First impression: it’s red, very red. Not the gallery. Damien Hirst’s long-awaited Newport Street Gallery in Vauxhall is as pristinely white as any self-respecting mogul with £25million to splash on an entire street of bespoke exhibition spaces could justifiably expect. But, as you push open the double doors to the first gallery, John Hoyland’s paintings glow brilliantly crimson, magenta and vermillion.
Second impression: it’s big. Both the venue and the art: Hoyland’s 15-foot-long canvases appear sparsely hung, even when six are shown together in a single room. It makes for a powerfully coherent display, almost as if Newport Street had been designed with Hoyland’s epic paintings in mind.
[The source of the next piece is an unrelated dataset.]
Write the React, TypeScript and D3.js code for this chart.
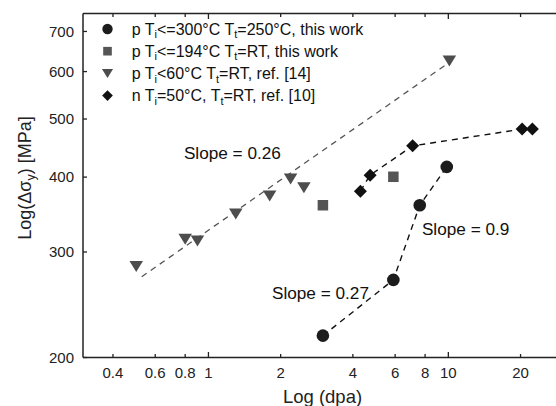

There have been grumblings about Hirst choosing to open his gallery, home to selections from his 3,000-strong Murderme Collection of art, not with work by himself or his YBA buddies but with paintings from the early career of a late British abstractionist. Hirst first met Hoyland in 1992 and began to acquire his work in 2009, two years before Hoyland’s death. Outside the art world, Hoyland’s profile registers somewhere between a frown and a shrug. However, you can see immediately what Hirst, the artist who revolutionised a moribund British art scene in the late 1980s by looking across the Atlantic to the warehouse spaces of the Lower East Side and the ambitious art of Jeff Koons and co, sees in Hoyland, because Hoyland did something similar some 20 years earlier.
In the early 1960s Hoyland sought out US abstract expressionists such as colour field painters Barnett Newman, Mark Rothko, Morris Louis and Helen Frankenthaler. On his return he made work that was bigger and better than anything any other British abstract painter was doing at the time. Geometric forms – squares, rectangles, trapezoids – are dispersed across vast fields of subtly fluctuating colour, sometimes appearing to float, at others given a more structural job to do. There’s nuance as well as impact, restraint as well as drama. One minute you’re awed by an expanse of pigment as you might be the rusting hull of a ship, the next you’re drawn to frills and spills of paint where one thing abuts with or overlaps another, or stray drips that look like sparks in the creative process.
That Hoyland’s art doesn’t look British, at least not in the self-effacing sense, isn’t surprising given its provenance. But neither does it look as derivative as you might fear. It’s assured, bold and oozes conviction. Did Hoyland remain this good into the 1980s and beyond? Unfortunately not. But at this point in his career he’s on fire. This is art that makes you acutely aware of architectural space and, by extension, the beautiful new spaces around you. If Hirst is paying a debt to an undervalued old friend, then it is repaid with interest, because Hoyland shows off his terrific new gallery brilliantly.